Evolution 2013: Informatics

24 Jun 2013

Nasrallah, Chris: Dynamics of Alternative Pathways to Compensatory Substitution

Crossing fitness valleys coming from correlated states: e.g. rRNA stems.

CTMC– get rates to/from AB, Ab, aB, ab. Trick from Hideki Yanan: collapse deleterious states into one state.

Simulations showing how paths through this CTMC change when changing parameters.

Effect of recombination is to decrease the probability of a double fixation.

Would like to turn these into something that could be useful for molecular evolution.

Wu, Steven; Sukumaran, Jeet; Ding, Yuantong; Rodrigo, Allen: Estimating evolutionary parameters and haplotypes simultaneouslyusing short-read sequences derived from genetically variable populations

What do we do if we have lots of short reads only? Try to reconstruct haplotypes then make tree? Too many haplotypes, and

A Bayesian approach. Short read likelihood– Binomial error model. Gives probability of short read on the various haplotypes. Operators = swap bases from short read sequences, swap section between two haplotypes, recombination. Swap bases is moving bases from short read onto haplotype.

Simulations with SimCoal and MetaSim. Align short reads with SHRiMP. They do a good job of re-finding effective population size.

Next- rjMCMC to sort out number of haplotypes.

Darriba, Diego; Taboada, Guillermo; Doallo, Ramon; Posada, David: Fast selection of multi-gene models of molecular evolution

How do we find partitions for a collections of genes such that each partition has a single model? How do we assign collections of models to partitioned data sets. Lanfear et al (2012) paper scores partitioning schemes with AIC, etc, and greedy and hierarchical clustering algorithms: partitionfinder. Simulation. Use Rand index to compare partitions. They re-implement the Lanfear method in “partitiontest”. This also does model assignment.

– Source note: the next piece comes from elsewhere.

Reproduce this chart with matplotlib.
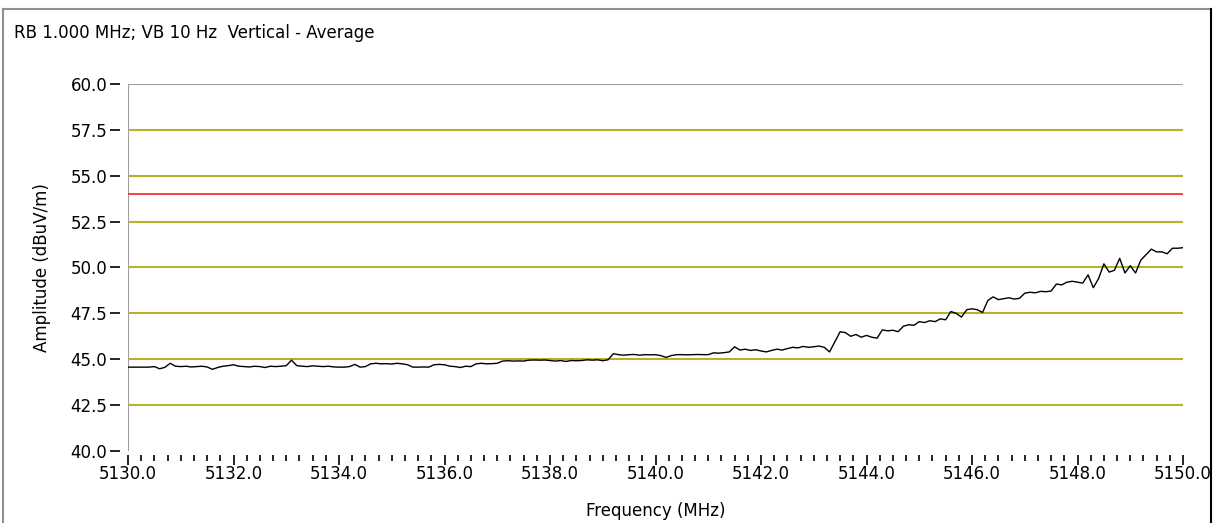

Ding, Yuantong; Wu, Steven; Sukumaran, Jeet; McConnell, Christie ; Rodrigo, Allen: Evolutionary analyses using reconstructed haplotypes from next-generation sequencing of mixed samples: an evaluation of current programs

Can we use short-read data to reconstruct trees?

SerialSimCoal to simulate tree. MetaSim to simulate short reads.

ShoRAH, ViSpA, PredictHaplo to reconstruct haplotypes, a number of alignment programs as well. < 1 % of simulations successfully recovered the correct numbers of original haplotypes.

Problem: have to compare unlabeled trees. Use tree balance statistics.

Problem: different sized trees. Use maximum PD to find the same sized trees.

Overall, bad performance for making trees and for population parameters. Work is needed here.